What you have to do - Please transcribe the listing below in full and word for word, without its pictures.

## Begin Dataset excerpt

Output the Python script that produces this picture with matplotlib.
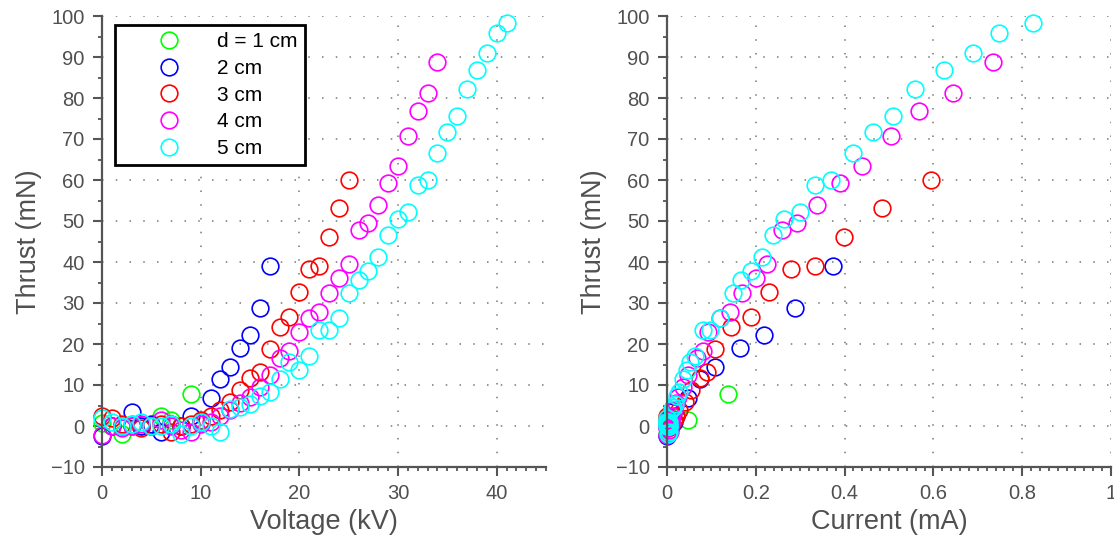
import matplotlib
matplotlib.use('Agg')
import matplotlib.pyplot as plt
from matplotlib.ticker import MultipleLocator, FixedLocator

plt.rcParams['font.family'] = ['Liberation Sans', 'DejaVu Sans']

labels = ['d = 1 cm', '2 cm', '3 cm', '4 cm', '5 cm']
colors = ['#00ff00', '#0000ff', '#ff0000', '#ff00ff', '#00ffff']

# d = 1 cm
volt1 = [0, 1, 2, 3, 4, 5, 6, 7, 8, 9]
thrust1 = [0.7, 0, -2, 0.5, 0, 0, 2.5, 1.5, 0, 7.8]
curr1 = [0, 0, 0, 0, 0.001, 0.002, 0.005, 0.047, 0.01, 0.137]

# d = 2 cm
volt2 = [0, 1, 2, 3, 4, 5, 6, 7, 8, 9, 10, 11, 12, 13, 14, 15, 16, 17]
thrust2 = [-2.5, 0, 0, 3.5, 0, 0.5, -1.5, 0.5, 0, 2.5, 1, 6.8, 11.4, 14.3, 19, 22.2, 28.9, 39.1]
curr2 = [0, 0, 0.002, 0.01, 0.003, 0.005, 0.004, 0.006, 0.008, 0.02, 0.015, 0.047, 0.074, 0.108,
         0.164, 0.218, 0.288, 0.374]

# d = 3 cm
volt3 = [0, 1, 2, 3, 4, 5, 6, 7, 8, 9, 10, 11, 12, 13, 14, 15, 16, 17, 18, 19, 20, 21, 22, 23, 24, 25]
thrust3 = [2.5, 2, 0.5, 0, -0.5, 0, 0.5, -1.5, 0, 0.5, 1.5, 2.5, 3.9, 5.9, 8.8, 11.7, 13.2, 18.8,
           24.2, 26.7, 32.8, 38.4, 39.1, 46.2, 53.1, 59.9]
curr3 = [0, 0, 0, 0.002, 0.002, 0.004, 0.005, 0.005, 0.008, 0.01, 0.015, 0.02, 0.028, 0.04, 0.055,
         0.075, 0.09, 0.108, 0.144, 0.189, 0.23, 0.279, 0.333, 0.399, 0.484, 0.595]

# d = 4 cm
volt4 = [0, 1, 2, 3, 4, 5, 6, 7, 8, 9, 10, 11, 12, 13, 14, 15, 16, 17, 18, 19, 20, 21, 22, 23, 24,
         25, 26, 27, 28, 29, 30, 31, 32, 33, 34]
thrust4 = [-2.2, 0, -0.5, 0, 0.5, 0, 1.5, 0, -1, -1.5, 0.5, 1, 2.5, 3.9, 5.6, 7.1, 9.5, 12.5, 16.6,
           18.3, 23, 26.4, 27.9, 32.5, 36.2, 39.6, 47.7, 49.4, 53.8, 59.2, 63.3, 70.7, 76.8, 81.2, 88.8]
curr4 = [0, 0, 0, 0.001, 0.002, 0.002, 0.004, 0.004, 0.005, 0.006, 0.008, 0.01, 0.012, 0.015, 0.02,
         0.025, 0.035, 0.047, 0.068, 0.081, 0.092, 0.12, 0.142, 0.17, 0.2, 0.225, 0.259, 0.293, 0.338,
         0.39, 0.439, 0.505, 0.568, 0.644, 0.734]

# d = 5 cm
volt5 = [0, 1, 2, 3, 4, 5, 6, 7, 8, 9, 10, 11, 12, 13, 14, 15, 16, 17, 18, 19, 20, 21, 22, 23, 24,
         25, 26, 27, 28, 29, 30, 31, 32, 33, 34, 35, 36, 37, 38, 39, 40, 41]
thrust5 = [2, 1, 0, 0.5, 1, 0, 0, 0.5, -2, 0, 1, 0,
           -1.5, 4.2, 4.6, 5.4, 7.3, 8.3, 11.5, 15.6, 13.7, 17.1,
           23.5, 23.5, 26.4, 32.5, 35.5, 37.7, 41.3, 46.7, 50.6, 52.3,
           58.7, 60.1, 66.7, 71.6, 75.6, 82.2, 86.8, 91.0, 95.8, 98.3]
curr5 = [0, 0, 0, 0.001, 0.001, 0.002, 0.002, 0.003, 0.003, 0.004, 0.005, 0.005,
         0.004, 0.012, 0.014, 0.018, 0.022, 0.027, 0.035, 0.052, 0.045, 0.063,
         0.081, 0.097, 0.12, 0.148, 0.167, 0.19, 0.213, 0.239, 0.263, 0.3,
         0.333, 0.369, 0.419, 0.464, 0.509, 0.559, 0.624, 0.689, 0.748, 0.824]

volts = [volt1, volt2, volt3, volt4, volt5]
thrusts = [thrust1, thrust2, thrust3, thrust4, thrust5]
currs = [curr1, curr2, curr3, curr4, curr5]

TXT = '#505050'
AX = '#555555'

fig = plt.figure(figsize=(11.14, 5.42), dpi=100)
W, H = 1114.0, 542.0
ax1 = fig.add_axes([102 / W, 1 - 467 / H, 444 / W, 451 / H])
ax2 = fig.add_axes([667 / W, 1 - 467 / H, 444 / W, 451 / H])


def style(ax):
    for s in ['top', 'right']:
        ax.spines[s].set_visible(False)
    for s in ['left', 'bottom']:
        ax.spines[s].set_color(AX)
        ax.spines[s].set_linewidth(1.6)
    ax.set_ylim(-10, 100)
    ax.yaxis.set_major_locator(MultipleLocator(10))
    ax.yaxis.set_minor_locator(MultipleLocator(5))
    ax.tick_params(which='major', direction='out', length=6.5, width=1.5, color=AX,
                   labelsize=14.5, labelcolor=TXT, pad=6)
    ax.tick_params(which='minor', direction='out', length=3, width=1.3, color=AX)
    ax.grid(True, which='major', linestyle=(0, (1, 8)), color='#777777', linewidth=1.1)
    ax.set_axisbelow(True)
    ax.set_ylabel('Thrust (mN)', fontsize=19.5, color=TXT, labelpad=6)


for ax in (ax1, ax2):
    style(ax)

handles = []
for v, t, c, lab in zip(volts, thrusts, colors, labels):
    h, = ax1.plot(v, t, 'o', mfc='none', mec=c, ms=12, mew=1.2, clip_on=False, label=lab)
    handles.append(h)
for i, t, c in zip(currs, thrusts, colors):
    ax2.plot(i, t, 'o', mfc='none', mec=c, ms=12, mew=1.2, clip_on=False)

ax1.set_xlim(0, 45)
ax1.xaxis.set_major_locator(MultipleLocator(10))
ax1.xaxis.set_minor_locator(MultipleLocator(1))
ax1.set_xlabel('Voltage (kV)', fontsize=19.5, color=TXT, labelpad=4)

ax2.set_xlim(0, 1)
ax2.xaxis.set_major_locator(FixedLocator([0, 0.2, 0.4, 0.6, 0.8, 1.0]))
ax2.set_xticklabels(['0', '0.2', '0.4', '0.6', '0.8', '1'])
ax2.xaxis.set_minor_locator(MultipleLocator(0.02))
ax2.set_xlabel('Current (mA)', fontsize=19.5, color=TXT, labelpad=4)

leg = ax1.legend(handles=handles, loc='upper left', bbox_to_anchor=(0.029, 0.98),
                 borderaxespad=0, fontsize=15, numpoints=1, handlelength=4.5,
                 handletextpad=0.05, borderpad=0.35, labelspacing=0.37,
                 fancybox=False, framealpha=1, edgecolor='black')
leg.get_frame().set_linewidth(2)

fig.savefig('out.png', dpi=100)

## End Dataset excerpt

Result -
Output the Python script that produces this picture with matplotlib.
import matplotlib
matplotlib.use('Agg')
import matplotlib.pyplot as plt
from matplotlib.ticker import MultipleLocator, FixedLocator

plt.rcParams['font.family'] = ['Liberation Sans', 'DejaVu Sans']

labels = ['d = 1 cm', '2 cm', '3 cm', '4 cm', '5 cm']
colors = ['#00ff00', '#0000ff', '#ff0000', '#ff00ff', '#00ffff']

# d = 1 cm
volt1 = [0, 1, 2, 3, 4, 5, 6, 7, 8, 9]
thrust1 = [0.7, 0, -2, 0.5, 0, 0, 2.5, 1.5, 0, 7.8]
curr1 = [0, 0, 0, 0, 0.001, 0.002, 0.005, 0.047, 0.01, 0.137]

# d = 2 cm
volt2 = [0, 1, 2, 3, 4, 5, 6, 7, 8, 9, 10, 11, 12, 13, 14, 15, 16, 17]
thrust2 = [-2.5, 0, 0, 3.5, 0, 0.5, -1.5, 0.5, 0, 2.5, 1, 6.8, 11.4, 14.3, 19, 22.2, 28.9, 39.1]
curr2 = [0, 0, 0.002, 0.01, 0.003, 0.005, 0.004, 0.006, 0.008, 0.02, 0.015, 0.047, 0.074, 0.108,
         0.164, 0.218, 0.288, 0.374]

# d = 3 cm
volt3 = [0, 1, 2, 3, 4, 5, 6, 7, 8, 9, 10, 11, 12, 13, 14, 15, 16, 17, 18, 19, 20, 21, 22, 23, 24, 25]
thrust3 = [2.5, 2, 0.5, 0, -0.5, 0, 0.5, -1.5, 0, 0.5, 1.5, 2.5, 3.9, 5.9, 8.8, 11.7, 13.2, 18.8,
           24.2, 26.7, 32.8, 38.4, 39.1, 46.2, 53.1, 59.9]
curr3 = [0, 0, 0, 0.002, 0.002, 0.004, 0.005, 0.005, 0.008, 0.01, 0.015, 0.02, 0.028, 0.04, 0.055,
         0.075, 0.09, 0.108, 0.144, 0.189, 0.23, 0.279, 0.333, 0.399, 0.484, 0.595]

# d = 4 cm
volt4 = [0, 1, 2, 3, 4, 5, 6, 7, 8, 9, 10, 11, 12, 13, 14, 15, 16, 17, 18, 19, 20, 21, 22, 23, 24,
         25, 26, 27, 28, 29, 30, 31, 32, 33, 34]
thrust4 = [-2.2, 0, -0.5, 0, 0.5, 0, 1.5, 0, -1, -1.5, 0.5, 1, 2.5, 3.9, 5.6, 7.1, 9.5, 12.5, 16.6,
           18.3, 23, 26.4, 27.9, 32.5, 36.2, 39.6, 47.7, 49.4, 53.8, 59.2, 63.3, 70.7, 76.8, 81.2, 88.8]
curr4 = [0, 0, 0, 0.001, 0.002, 0.002, 0.004, 0.004, 0.005, 0.006, 0.008, 0.01, 0.012, 0.015, 0.02,
         0.025, 0.035, 0.047, 0.068, 0.081, 0.092, 0.12, 0.142, 0.17, 0.2, 0.225, 0.259, 0.293, 0.338,
         0.39, 0.439, 0.505, 0.568, 0.644, 0.734]

# d = 5 cm
volt5 = [0, 1, 2, 3, 4, 5, 6, 7, 8, 9, 10, 11, 12, 13, 14, 15, 16, 17, 18, 19, 20, 21, 22, 23, 24,
         25, 26, 27, 28, 29, 30, 31, 32, 33, 34, 35, 36, 37, 38, 39, 40, 41]
thrust5 = [2, 1, 0, 0.5, 1, 0, 0, 0.5, -2, 0, 1, 0,
           -1.5, 4.2, 4.6, 5.4, 7.3, 8.3, 11.5, 15.6, 13.7, 17.1,
           23.5, 23.5, 26.4, 32.5, 35.5, 37.7, 41.3, 46.7, 50.6, 52.3,
           58.7, 60.1, 66.7, 71.6, 75.6, 82.2, 86.8, 91.0, 95.8, 98.3]
curr5 = [0, 0, 0, 0.001, 0.001, 0.002, 0.002, 0.003, 0.003, 0.004, 0.005, 0.005,
         0.004, 0.012, 0.014, 0.018, 0.022, 0.027, 0.035, 0.052, 0.045, 0.063,
         0.081, 0.097, 0.12, 0.148, 0.167, 0.19, 0.213, 0.239, 0.263, 0.3,
         0.333, 0.369, 0.419, 0.464, 0.509, 0.559, 0.624, 0.689, 0.748, 0.824]

volts = [volt1, volt2, volt3, volt4, volt5]
thrusts = [thrust1, thrust2, thrust3, thrust4, thrust5]
currs = [curr1, curr2, curr3, curr4, curr5]

TXT = '#505050'
AX = '#555555'

fig = plt.figure(figsize=(11.14, 5.42), dpi=100)
W, H = 1114.0, 542.0
ax1 = fig.add_axes([102 / W, 1 - 467 / H, 444 / W, 451 / H])
ax2 = fig.add_axes([667 / W, 1 - 467 / H, 444 / W, 451 / H])


def style(ax):
    for s in ['top', 'right']:
        ax.spines[s].set_visible(False)
    for s in ['left', 'bottom']:
        ax.spines[s].set_color(AX)
        ax.spines[s].set_linewidth(1.6)
    ax.set_ylim(-10, 100)
    ax.yaxis.set_major_locator(MultipleLocator(10))
    ax.yaxis.set_minor_locator(MultipleLocator(5))
    ax.tick_params(which='major', direction='out', length=6.5, width=1.5, color=AX,
                   labelsize=14.5, labelcolor=TXT, pad=6)
    ax.tick_params(which='minor', direction='out', length=3, width=1.3, color=AX)
    ax.grid(True, which='major', linestyle=(0, (1, 8)), color='#777777', linewidth=1.1)
    ax.set_axisbelow(True)
    ax.set_ylabel('Thrust (mN)', fontsize=19.5, color=TXT, labelpad=6)


for ax in (ax1, ax2):
    style(ax)

handles = []
for v, t, c, lab in zip(volts, thrusts, colors, labels):
    h, = ax1.plot(v, t, 'o', mfc='none', mec=c, ms=12, mew=1.2, clip_on=False, label=lab)
    handles.append(h)
for i, t, c in zip(currs, thrusts, colors):
    ax2.plot(i, t, 'o', mfc='none', mec=c, ms=12, mew=1.2, clip_on=False)

ax1.set_xlim(0, 45)
ax1.xaxis.set_major_locator(MultipleLocator(10))
ax1.xaxis.set_minor_locator(MultipleLocator(1))
ax1.set_xlabel('Voltage (kV)', fontsize=19.5, color=TXT, labelpad=4)

ax2.set_xlim(0, 1)
ax2.xaxis.set_major_locator(FixedLocator([0, 0.2, 0.4, 0.6, 0.8, 1.0]))
ax2.set_xticklabels(['0', '0.2', '0.4', '0.6', '0.8', '1'])
ax2.xaxis.set_minor_locator(MultipleLocator(0.02))
ax2.set_xlabel('Current (mA)', fontsize=19.5, color=TXT, labelpad=4)

leg = ax1.legend(handles=handles, loc='upper left', bbox_to_anchor=(0.029, 0.98),
                 borderaxespad=0, fontsize=15, numpoints=1, handlelength=4.5,
                 handletextpad=0.05, borderpad=0.35, labelspacing=0.37,
                 fancybox=False, framealpha=1, edgecolor='black')
leg.get_frame().set_linewidth(2)

fig.savefig('out.png', dpi=100)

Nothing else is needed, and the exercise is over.